Bored, bored, bored, bored, bored,bored, bored,bored, bored,bored, bored,bored, bored,bored, bored,bored, bored,bored, bored,bored, bored,bored, bored,bored, bored,bored, bored,bored, bored,bored, bored,bored, bored,bored, bored,bored, bored,bored, bored,bored, bored,bored, bored,bored, bored,bored, bored,bored, bored,bored, bored,bored, bored,bored, bored,bored, bored,bored, bored,bored, bored,bored, bored,bored, bored,bored, bored,bored, bored,bored, bored,bored, bored,bored, bored.





Bored, bored, bored, bored, bored,bored, bored,bored, bored,bored, bored,bored, bored,bored, bored,bored, bored,bored, bored,bored, bored,bored, bored,bored, bored,bored, bored,bored, bored,bored, bored,bored, bored,bored, bored,bored, bored,bored, bored,bored, bored,bored, bored,bored, bored,bored, bored,bored, bored,bored, bored,bored, bored,bored, bored,bored, bored,bored, bored,bored, bored,bored, bored,bored, bored,bored, bored,bored, bored,bored, bored,bored, bored,bored, bored.

Too bored to type it out - Ctrl C & Ctrl V for ever!

Minor Injury

To my back - I obviously didn't warm up sufficiently this morning and I've got a slight pull to my back. I think it will be OK as soon as I felt it start to complain I stopped - I only did 20 minutes this morning.

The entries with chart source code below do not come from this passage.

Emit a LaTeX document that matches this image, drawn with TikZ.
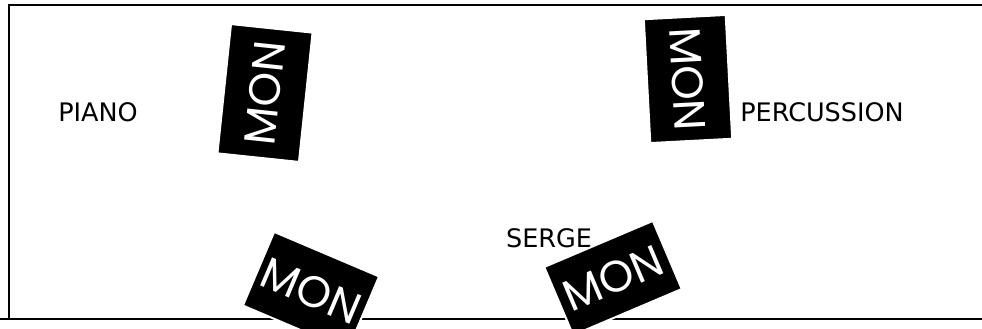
\documentclass[tikz,border=0pt]{standalone}
\usepackage{fontspec}
\setmainfont{DejaVu Sans}
\newfontfamily\monfont{Poppins}
\begin{document}
\begin{tikzpicture}[x=1pt,y=-1pt,
  card/.style={fill=black, draw=white, line width=2pt, inner sep=0pt},
  montext/.style={text=white, font=\monfont\fontsize{44}{44}\selectfont, inner sep=0pt},
  label/.style={font=\fontsize{25.5}{26}\selectfont, inner sep=0pt},
  frameline/.style={line width=2.4pt}]
\useasboundingbox (0,0) rectangle (982,329);
\clip (0,0) rectangle (982,329);
% frame
\coordinate (ftr) at (982,5);
\coordinate (ftl) at (9,5);
\coordinate (fbl) at (9,319);
\coordinate (bl) at (0,319);
\coordinate (br) at (982,319);
\draw[frameline] (ftr) -- (ftl) -- (fbl);
\draw[frameline] (bl) -- (br);
% labels
\node[label] (piano) at (98,112) {PIANO};
\node[label] (perc) at (822,112) {PERCUSSION};
\node[label] (serge) at (549,238) {SERGE};
% cards
\node[card, minimum width=82pt, minimum height=130pt, rotate=-6] (c1) at (265,93) {};
\node[montext, rotate=84] (t1) at (c1.center) {MON};
\node[card, minimum width=82pt, minimum height=124pt, rotate=3] (c2) at (688,79) {};
\node[montext, rotate=-87] (t2) at (c2.center) {MON};
\node[card, minimum width=114pt, minimum height=80pt, rotate=-23] (c3) at (311,291) {};
\node[montext, rotate=-23] (t3) at (c3.center) {MON};
\node[card, minimum width=118pt, minimum height=74pt, rotate=23] (c4) at (613,278) {};
\node[montext, rotate=23] (t4) at (c4.center) {MON};
\end{tikzpicture}
\end{document}
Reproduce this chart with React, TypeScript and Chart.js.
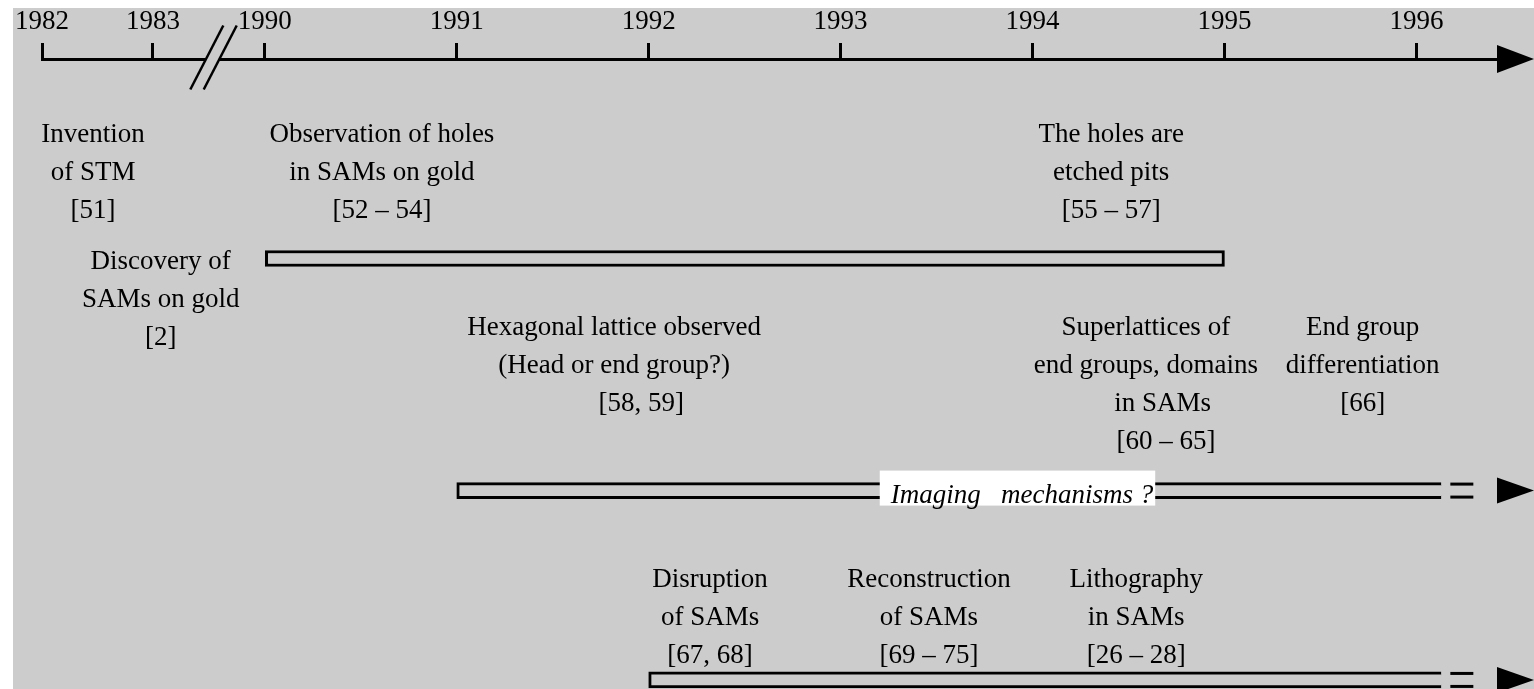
import React, { useEffect, useRef } from "react";
import { Chart, registerables } from "chart.js";

Chart.register(...registerables);

// ---------- data ----------
const tickYears = [1982, 1983, 1990, 1991, 1992, 1993, 1994, 1995, 1996];
const axisEndYear = 1996.42;

// events (label anchor on the time axis, text row, text lines)
const eventYears = [1982.46, 1983.07, 1990.61, 1994.41, 1991.82, 1994.59, 1995.72, 1992.32, 1993.46, 1994.54];
const eventRows = [2.2, 5.56, 2.2, 2.2, 7.31, 7.31, 7.31, 13.97, 13.97, 13.97];
const eventTexts = [
  ["Invention", "of STM", "[51]"],
  ["Discovery of", "SAMs on gold", "[2]"],
  ["Observation of holes", "in SAMs on gold", "[52 – 54]"],
  ["The holes are", "etched pits", "[55 – 57]"],
  ["Hexagonal lattice observed", "(Head or end group?)", "        [58, 59]"],
  ["Superlattices of", "end groups, domains", "     in SAMs", "      [60 – 65]"],
  ["End group", "differentiation", "[66]"],
  ["Disruption", "of SAMs", "[67, 68]"],
  ["Reconstruction", "of SAMs", "[69 – 75]"],
  ["Lithography", "in SAMs", "[26 – 28]"],
];

// periods (bars)
const periodStart = [1990, 1991, 1992];
const periodEnd = [1995, 1996.13, 1996.13];
const periodOngoing = [false, true, true];
const periodRows = [5.28, 11.42, 16.43];
const periodCaptions = ["", "Imaging   mechanisms ?", ""];
const periodCaptionYears = [0, 1993.945, 0];

// ---------- styling / axis mapping ----------
const BG = "#cccccc";
const FONT = "'Liberation Serif', 'Times New Roman', serif";
const FONT_SIZE = 27;
const ROW_MAX = 16.67;
const PRE_BREAK_UNIT = 0.578; // axis units per year before the break
const BREAK_GAP = 0.583; // axis units between 1983 and 1990
const BREAK_MARK = -0.27;

function toAxis(year: number): number {
  if (year >= 1990) return year - 1990;
  return -BREAK_GAP - (1983 - year) * PRE_BREAK_UNIT;
}

function drawArrow(ctx: CanvasRenderingContext2D, x0: number, cy: number, x1: number, half: number) {
  ctx.beginPath();
  ctx.moveTo(x0, cy - half);
  ctx.lineTo(x1, cy);
  ctx.lineTo(x0, cy + half);
  ctx.closePath();
  ctx.fillStyle = "#000";
  ctx.fill();
}

const timelinePlugin = {
  id: "timeline",
  afterDraw(chart: any) {
    const { ctx, chartArea } = chart;
    const xs = chart.scales.x;
    const ys = chart.scales.y;
    ctx.save();

    // main axis arrow
    const axisY = chartArea.top;
    drawArrow(ctx, chartArea.right, axisY, chart.width, 14);

    // axis break
    const bx = xs.getPixelForValue(BREAK_MARK);
    const s1 = bx - 6.7;
    const s2 = bx + 6.7;
    ctx.beginPath();
    ctx.moveTo(s1 - 16, axisY + 30.5);
    ctx.lineTo(s1 + 17, axisY - 33.5);
    ctx.lineTo(s2 + 17, axisY - 33.5);
    ctx.lineTo(s2 - 16, axisY + 30.5);
    ctx.closePath();
    ctx.fillStyle = BG;
    ctx.fill();
    ctx.strokeStyle = "#000";
    ctx.lineWidth = 2.5;
    [s1, s2].forEach((s) => {
      ctx.beginPath();
      ctx.moveTo(s - 16, axisY + 30.5);
      ctx.lineTo(s + 17, axisY - 33.5);
      ctx.stroke();
    });

    // ongoing markers and captions
    const meta = chart.getDatasetMeta(0);
    meta.data.forEach((bar: any, i: number) => {
      const p = bar.getProps(["x", "y", "height"], true);
      const top = p.y - p.height / 2;
      const bottom = p.y + p.height / 2;
      if (periodOngoing[i]) {
        ctx.fillStyle = "#000";
        ctx.fillRect(p.x + 9, top, 23, 3);
        ctx.fillRect(p.x + 9, bottom - 3, 23, 3);
        drawArrow(ctx, chartArea.right, p.y, chart.width, 13);
      }
      if (periodCaptions[i]) {
        ctx.font = `italic ${FONT_SIZE}px ${FONT}`;
        const w = ctx.measureText(periodCaptions[i]).width;
        const cx = xs.getPixelForValue(toAxis(periodCaptionYears[i]));
        ctx.fillStyle = "#ffffff";
        ctx.fillRect(cx - w / 2 - 11, p.y - 20, w + 13, 35);
        ctx.fillStyle = "#000";
        ctx.textAlign = "center";
        ctx.textBaseline = "alphabetic";
        ctx.fillText(periodCaptions[i], cx, p.y + 12);
      }
    });

    // event labels
    ctx.font = `${FONT_SIZE}px ${FONT}`;
    ctx.fillStyle = "#000";
    ctx.textAlign = "center";
    ctx.textBaseline = "alphabetic";
    eventTexts.forEach((lines, i) => {
      const cx = xs.getPixelForValue(toAxis(eventYears[i]));
      lines.forEach((t, j) => {
        ctx.fillText(t, cx, ys.getPixelForValue(eventRows[i] + j));
      });
    });

    ctx.restore();
  },
};

export default function App() {
  const ref = useRef<HTMLCanvasElement>(null);

  useEffect(() => {
    const canvas = ref.current;
    if (!canvas) return;
    const chart = new Chart(canvas, {
      type: "bar",
      data: {
        datasets: [
          {
            data: periodStart.map((s, i) => ({ x: [toAxis(s), toAxis(periodEnd[i])], y: periodRows[i] })) as any,
            backgroundColor: BG,
            borderColor: "#000",
            borderWidth: 3,
            barThickness: 16,
            borderSkipped: ((c: any) => (periodOngoing[c.dataIndex] ? "end" : false)) as any,
          },
        ],
      },
      options: {
        indexAxis: "y",
        responsive: false,
        animation: false,
        devicePixelRatio: 1,
        layout: { padding: { left: 29, right: 37, top: 0, bottom: 0 } },
        plugins: { legend: { display: false }, tooltip: { enabled: false } },
        events: [],
        scales: {
          x: {
            type: "linear",
            position: "top",
            min: toAxis(1982),
            max: toAxis(axisEndYear),
            afterBuildTicks: (s: any) => {
              s.ticks = tickYears.map((y) => ({ value: toAxis(y) }));
            },
            afterFit: (s: any) => {
              s.height = 51;
              s.paddingLeft = 0;
              s.paddingRight = 0;
            },
            ticks: {
              autoSkip: false,
              maxRotation: 0,
              padding: 5,
              color: "#000",
              font: { family: FONT, size: FONT_SIZE },
              callback: (_v: any, i: number) => String(tickYears[i]),
            },
            grid: {
              drawOnChartArea: false,
              drawTicks: true,
              tickLength: 16,
              tickWidth: 3,
              tickColor: "#000",
            },
            border: { display: true, color: "#000", width: 3 },
          },
          y: {
            type: "linear",
            display: false,
            reverse: true,
            offset: false,
            min: 0,
            max: ROW_MAX,
          },
        },
      } as any,
      plugins: [timelinePlugin],
    });
    return () => chart.destroy();
  }, []);

  return (
    <div style={{ position: "absolute", left: 13, top: 8, width: 1521, height: 681, background: BG, overflow: "hidden" }}>
      <canvas ref={ref} width={1521} height={681} style={{ display: "block" }} />
    </div>
  );
}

Everyone out of the house and I'm stuck here trying to get a balance sheet to balance. One of those strange ones everything looks fine but I am a few pounds out. I can't see it for looking - Perhaps I'll take a short break and then review it again.

It is normally something very straight forward.

Friday, March 23, 2007

Collateral Damage

I feel there has got to be some out of all of this. Whether it be those nearest and dearest or perhaps acquaintances. I notice some people have got closer, some more remote and others are neutral so perhaps that's just me.

The problem is of course that I have changed - I think - quite a lot although maybe some wouldn't say that. I do have different values and ideals now.

It is a strange thing to say but perhaps cancer fragments lives - I hope it doesn't destroy them but perhaps you pay for the cure with something else. I have a strong feeling that coming out of this will change my life far more than I could have dreamt.

I'll have to wait and see on that I suppose - it is intuition talking not fact.